The U.S. Green Building Council (USGBC) is in the process of revising the Green Building Rating Scoring System used to determine Leadership in Energy and Environmental Design (LEED) certification.
The USGBC is accepting public comment on the proposed changes to the rating system via its website, www.usgbc.org, until 5:00 p.m. PST, June 22.
This is the public's opportunity to review and comment on the revisions that will affect how points toward LEED certification will be earned in the future.
The USGBC promises that it will review all comments received through the website.
Scot Horst, chairman of the volunteer LEED steering committee that leads the technical development of the LEED rating system, said that continuing to seek the right balance between technical advancement and market transformation was a driving force behind the LEED 2009 changes.
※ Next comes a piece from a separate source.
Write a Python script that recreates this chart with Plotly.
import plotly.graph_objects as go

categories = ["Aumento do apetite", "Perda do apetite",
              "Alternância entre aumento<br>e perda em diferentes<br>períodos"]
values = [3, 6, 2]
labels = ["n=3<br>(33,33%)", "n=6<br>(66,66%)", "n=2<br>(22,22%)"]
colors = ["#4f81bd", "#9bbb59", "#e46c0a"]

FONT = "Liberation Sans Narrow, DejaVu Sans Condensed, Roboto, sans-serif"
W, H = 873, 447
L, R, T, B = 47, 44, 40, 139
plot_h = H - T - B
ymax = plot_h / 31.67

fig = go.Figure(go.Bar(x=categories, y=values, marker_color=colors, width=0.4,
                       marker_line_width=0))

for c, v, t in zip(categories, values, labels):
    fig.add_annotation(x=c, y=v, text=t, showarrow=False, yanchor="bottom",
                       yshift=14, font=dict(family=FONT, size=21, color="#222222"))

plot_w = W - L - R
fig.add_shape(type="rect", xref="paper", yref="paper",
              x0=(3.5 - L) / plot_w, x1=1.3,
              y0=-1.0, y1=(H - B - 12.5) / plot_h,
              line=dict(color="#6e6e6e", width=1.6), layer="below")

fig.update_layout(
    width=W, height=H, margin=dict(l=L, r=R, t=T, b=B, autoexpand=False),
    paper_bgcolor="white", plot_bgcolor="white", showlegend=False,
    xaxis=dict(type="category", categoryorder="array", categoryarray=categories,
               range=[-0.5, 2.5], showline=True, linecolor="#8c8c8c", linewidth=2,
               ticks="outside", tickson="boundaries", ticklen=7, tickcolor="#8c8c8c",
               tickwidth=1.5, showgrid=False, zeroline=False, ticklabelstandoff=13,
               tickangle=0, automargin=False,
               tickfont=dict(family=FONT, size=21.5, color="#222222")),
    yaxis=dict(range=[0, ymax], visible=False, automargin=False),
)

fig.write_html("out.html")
One of the neat things about the LEED standards is that they are all voted on by all 15,000 members of the USGBC, not just arbitrarily set by a few autocrats.
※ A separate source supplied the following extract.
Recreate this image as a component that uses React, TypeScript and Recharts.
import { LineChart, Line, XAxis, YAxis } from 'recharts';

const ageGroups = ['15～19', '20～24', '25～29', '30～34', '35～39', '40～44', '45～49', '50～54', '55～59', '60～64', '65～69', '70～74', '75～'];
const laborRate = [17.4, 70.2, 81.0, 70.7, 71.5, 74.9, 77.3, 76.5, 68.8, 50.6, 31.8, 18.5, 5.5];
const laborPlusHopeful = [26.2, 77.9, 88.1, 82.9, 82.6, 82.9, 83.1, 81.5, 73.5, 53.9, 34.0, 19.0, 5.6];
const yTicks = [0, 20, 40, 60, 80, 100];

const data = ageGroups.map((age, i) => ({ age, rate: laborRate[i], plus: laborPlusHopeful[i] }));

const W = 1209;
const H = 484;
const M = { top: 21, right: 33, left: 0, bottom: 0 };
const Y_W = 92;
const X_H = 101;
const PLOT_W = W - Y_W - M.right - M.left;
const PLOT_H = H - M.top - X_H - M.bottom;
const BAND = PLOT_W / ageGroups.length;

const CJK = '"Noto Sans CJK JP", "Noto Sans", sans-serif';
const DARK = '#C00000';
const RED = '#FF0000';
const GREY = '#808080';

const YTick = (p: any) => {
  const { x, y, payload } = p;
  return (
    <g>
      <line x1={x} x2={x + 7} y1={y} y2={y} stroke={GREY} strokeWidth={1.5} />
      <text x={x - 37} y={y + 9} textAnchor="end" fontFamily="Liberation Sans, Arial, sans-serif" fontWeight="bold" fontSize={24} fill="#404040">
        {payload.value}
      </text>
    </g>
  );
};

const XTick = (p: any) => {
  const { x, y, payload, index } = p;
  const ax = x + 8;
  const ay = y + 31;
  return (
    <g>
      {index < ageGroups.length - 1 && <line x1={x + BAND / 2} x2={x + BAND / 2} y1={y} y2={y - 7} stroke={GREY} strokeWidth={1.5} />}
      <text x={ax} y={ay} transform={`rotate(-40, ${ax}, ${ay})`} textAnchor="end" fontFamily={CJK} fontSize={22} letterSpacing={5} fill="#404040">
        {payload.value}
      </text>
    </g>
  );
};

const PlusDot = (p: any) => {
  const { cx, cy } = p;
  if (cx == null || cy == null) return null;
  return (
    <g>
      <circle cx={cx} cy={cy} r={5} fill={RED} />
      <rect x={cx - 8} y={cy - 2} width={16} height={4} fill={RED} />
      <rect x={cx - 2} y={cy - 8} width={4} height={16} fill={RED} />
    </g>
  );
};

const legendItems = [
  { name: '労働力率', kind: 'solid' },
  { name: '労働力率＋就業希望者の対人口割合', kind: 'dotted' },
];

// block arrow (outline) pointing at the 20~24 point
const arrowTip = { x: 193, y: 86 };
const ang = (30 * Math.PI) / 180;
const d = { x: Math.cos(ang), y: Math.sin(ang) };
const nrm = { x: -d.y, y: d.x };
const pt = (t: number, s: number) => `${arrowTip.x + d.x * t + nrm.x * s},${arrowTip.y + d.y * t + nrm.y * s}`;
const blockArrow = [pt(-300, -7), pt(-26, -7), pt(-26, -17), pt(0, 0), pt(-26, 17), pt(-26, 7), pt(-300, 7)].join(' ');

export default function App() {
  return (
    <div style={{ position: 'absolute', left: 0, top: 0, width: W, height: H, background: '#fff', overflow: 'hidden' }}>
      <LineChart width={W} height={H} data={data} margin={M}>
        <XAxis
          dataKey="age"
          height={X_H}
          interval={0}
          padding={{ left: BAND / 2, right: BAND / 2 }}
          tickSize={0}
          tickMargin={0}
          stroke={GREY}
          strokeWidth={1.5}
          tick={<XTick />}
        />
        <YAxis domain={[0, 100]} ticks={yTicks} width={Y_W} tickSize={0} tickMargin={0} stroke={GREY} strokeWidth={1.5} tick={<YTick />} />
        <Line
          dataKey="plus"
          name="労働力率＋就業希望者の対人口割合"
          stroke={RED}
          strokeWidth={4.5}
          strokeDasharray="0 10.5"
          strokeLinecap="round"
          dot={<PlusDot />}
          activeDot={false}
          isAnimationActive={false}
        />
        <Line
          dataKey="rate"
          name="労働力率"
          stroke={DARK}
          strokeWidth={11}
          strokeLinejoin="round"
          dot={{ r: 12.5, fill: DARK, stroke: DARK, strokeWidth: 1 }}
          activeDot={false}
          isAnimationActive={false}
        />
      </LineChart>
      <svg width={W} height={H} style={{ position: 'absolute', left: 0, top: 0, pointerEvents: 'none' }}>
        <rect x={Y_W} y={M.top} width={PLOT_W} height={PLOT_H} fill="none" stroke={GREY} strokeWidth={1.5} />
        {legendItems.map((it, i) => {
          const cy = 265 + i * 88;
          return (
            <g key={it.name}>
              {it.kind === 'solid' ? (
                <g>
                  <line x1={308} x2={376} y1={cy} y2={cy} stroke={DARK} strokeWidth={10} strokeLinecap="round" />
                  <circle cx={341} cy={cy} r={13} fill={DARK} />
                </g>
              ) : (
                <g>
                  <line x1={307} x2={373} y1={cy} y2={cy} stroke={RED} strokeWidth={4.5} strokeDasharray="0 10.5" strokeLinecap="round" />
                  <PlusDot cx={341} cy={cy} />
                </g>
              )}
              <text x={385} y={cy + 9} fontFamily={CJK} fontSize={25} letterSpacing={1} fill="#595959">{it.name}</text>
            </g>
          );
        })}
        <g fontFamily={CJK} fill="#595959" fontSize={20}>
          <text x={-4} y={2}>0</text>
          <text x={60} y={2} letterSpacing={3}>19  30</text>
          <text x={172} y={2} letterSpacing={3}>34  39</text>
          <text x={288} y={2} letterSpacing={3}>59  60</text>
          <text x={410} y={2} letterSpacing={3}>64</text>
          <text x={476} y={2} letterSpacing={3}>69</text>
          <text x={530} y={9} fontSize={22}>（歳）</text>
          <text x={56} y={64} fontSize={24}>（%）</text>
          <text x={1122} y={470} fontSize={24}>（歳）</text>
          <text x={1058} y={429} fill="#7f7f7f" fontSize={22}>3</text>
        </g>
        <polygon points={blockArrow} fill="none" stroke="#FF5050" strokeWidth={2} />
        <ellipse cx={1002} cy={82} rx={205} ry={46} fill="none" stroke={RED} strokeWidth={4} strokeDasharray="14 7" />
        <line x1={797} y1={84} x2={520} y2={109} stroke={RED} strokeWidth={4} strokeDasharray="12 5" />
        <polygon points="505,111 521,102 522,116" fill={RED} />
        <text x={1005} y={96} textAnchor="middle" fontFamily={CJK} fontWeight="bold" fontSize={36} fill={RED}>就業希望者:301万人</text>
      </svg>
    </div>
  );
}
Some of the standards will definitely be more stringent.
USGBC president, CEO and founding chairperson Rick Fedrizzi has said, "LEED 2009 re-sets the bar for green building leadership because the urgency of our mission has challenged the industry to move faster and reach further."
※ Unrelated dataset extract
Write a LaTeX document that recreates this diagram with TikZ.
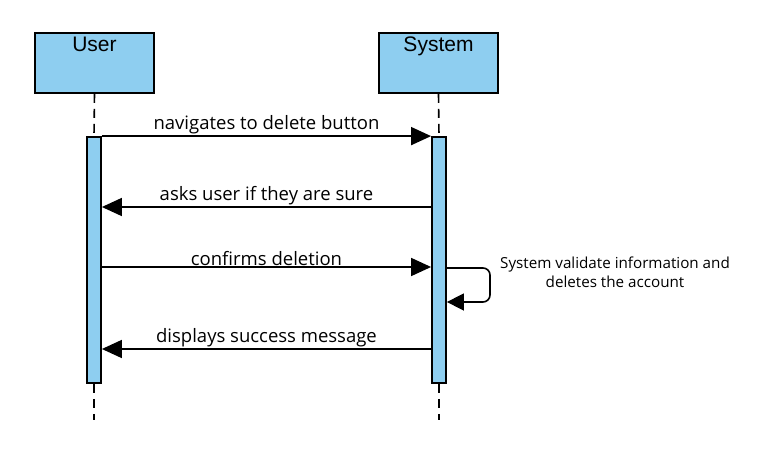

This is an opportunity for contractors, project developers, engineers, designers, material suppliers, and others that will have to work under the new standards to have a say in shaping the sustainability yardstick by which their work will be judged.
A recent survey by the Portland Cement Association (PCA) showed that concrete was used by more than three out of four design professionals who were surveyed about their preference of materials for sustainable design.
The respondents ranked concrete favorably for its energy efficiency, durability and low maintenance.
Survey respondents ranked, on a scale from one to five, the importance of 22 attributes they considered when selecting building materials. Energy efficiency ranked highest with 4.5 rating, followed by durability at 4.4, and aesthetics at 4.2.
After measuring the mean ratings of the attributes, the PCA evaluated how concrete, wood, and steel ranked against them. Each material was then evaluated to see how it ranked overall as a "green" material. Concrete scored 4.2, wood 4.03 and steel 3.85.
The questionnaire was administered earlier this year to architects, designers, engineers, and environmental planners and managers. More than 500 respondents answered the blind survey.
HSI Development Partners, Glendale, has hired Hunzinger Construction as the general contractor for what HIS says is the largest project to date in Milwaukee's Menomonee Valley Industrial Center.
The $10-million, 160,000-square-foot facility will be built at the gateway to the redeveloping valley, just east of Miller Park along Canal St.
The building will be leased long-term to exhibit-producer Derse, Inc., which plans to move its headquarters from Wauwatosa to the new facility in order to expand its workforce and operations.
The building was designed by Eppstein Uhen Architects and incorporates numerous glass and pre-cast concrete elements.
Ryan Schultz, an HSI principal, said Hunzinger was selected because, "it is a reliable, capable and quality builder with a century-long tradition of excellence, dependability and safety."